The book is a study of the sledge dogs which accompanied 19th century American explorers on their expeditions in the Arctic and eventually in their race to the North Pole. I came to the subject after extensive research for two earlier books dealing with the Arctic, Disappearance: A Map and Midnight to the North: The Untold Story of the Inuit Woman Who Saved the Polaris Expedition. I was particularly interested in two of the earliest explorers, Elisha Kent Kane and Charles Francis Hall. As I studied their writings, I became increasingly aware of allusions to dogs. Further research confirmed that there was a storyline, though a faint one, that portrayed the role of these valiant animals. It had never been told and deserved to be. These little “camels of the north” needed to be named and remembered and, like the Sherpas of the Himalayas, to be given their rightful place in history. Without them there would have been no success for Americans vying for the Pole.
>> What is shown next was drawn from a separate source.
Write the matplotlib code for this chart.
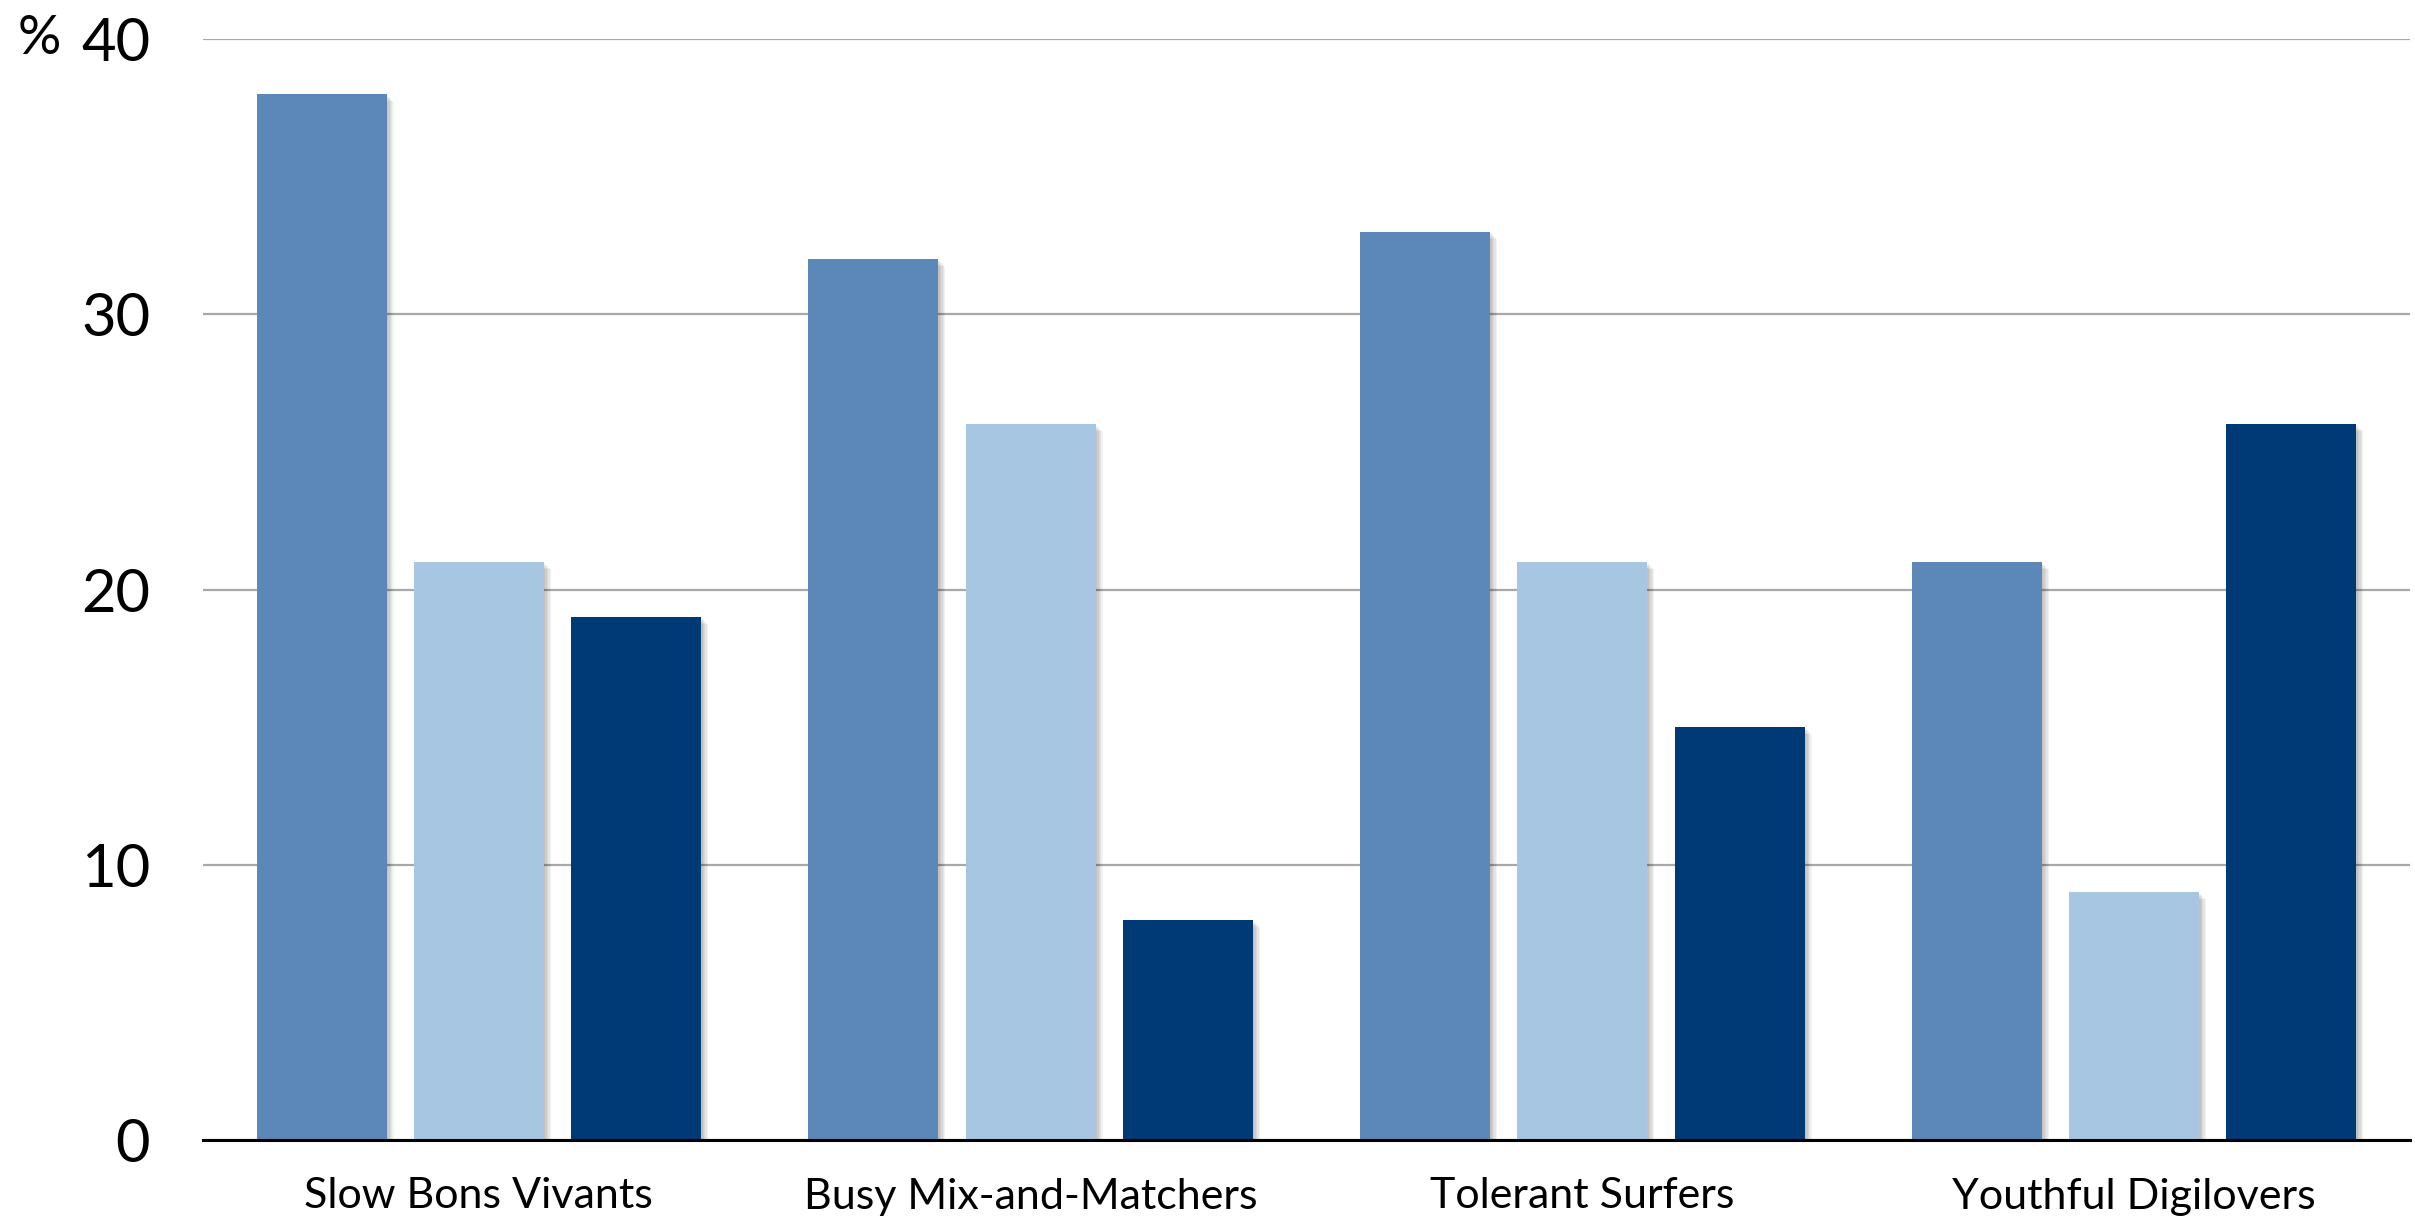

I wanted to highlight the American explorers because they are less well known than polar explorers of other nationalities such as Stefansson, Amundsen, Rasmussen, Nansen, and Shackelton. Some of them, like Frederick Schwatka, are almost forgotten. Also, the American explorers built upon one another’s experiences in a relatively consistent manner, forging a route to the North Pole which, over years and countless adventures, led to success. The “American Route” is a logical sequence to follow. The Americans, too, quickly adopted the methods of the Inuit people, early on learning the importance of dogs. Moreover, though inconsistently, they wrote about the dogs in such a way that they left at least a faint trail to follow. Some went further, not afraid to express emotional ties with the animals upon which their lives depended.
Dogs guarded against predators—polar bears and wolves; helped in the hunt, particularly with caribou and musk oxen; located seals under the ice; warned of strangers approaching; found their way in storms; gave alarm at the edge of the sea ice; provided warmth in emergency conditions; and, when all hope for success in hunting was gone, provided meat; in death, they contributed skins. Perhaps most importantly, they provided companionship and distraction from the rigors and depression of the arctic winter. In some cases their companionship was the only means of fending off the horrors of the long, ice-bound winter which could propel both man and animal into madness.
The better dogs were treated, the better they performed. But good treatment, as we judge it today, was not always possible. At times there was simply no food to provide them and many miles to cover, often in fiercely stormy weather. Also, diseases such as rabies and distemper could sweep through villages, killing all teams. The most “successful” American explorer, Peary, did what he thought right for his dogs but considered them tools of his campaign to reach the Pole, carefully calculating how many needed to be taken along for food.
The British, unwilling to adopt the methods of indigenous people, thought it was more proper to put men in harnesses to pull boats and sledges rather than dogs. It was only during the search for the lost John Franklin expedition that they began to use dogs for hauling. The few exceptions, such as Francis Leopold McClintock and John Rae, succeeded where others failed miserably, suffering starvation, scurvy, cold, and exhaustion. Kane and Hall, the two earliest American explorers, quickly recognized the value of adopting the ways of indigenous people, including the use of dogs for transportation and hunting. Their success with native ways established the precedent that eventually enabled the Americans to achieve the Pole.
These dogs, who worked so bravely and thanklessly for their masters, deserve recognition. At a time when dogs are now being recognized for military and civilian service and monuments are being established to honor them, these dogs of the 19th century Arctic need to be remembered for their unspoken role in enabling American explorers to be first to reach the Pole. Since a number of the American explorations in which they served were military or quasi-military, there is even greater reason to acknowledge them as military working dogs. They played a vital role in enabling Americans to “win” the North Pole. Now, as nations vie for the natural resources of the Pole, that accomplishment matters more than ever.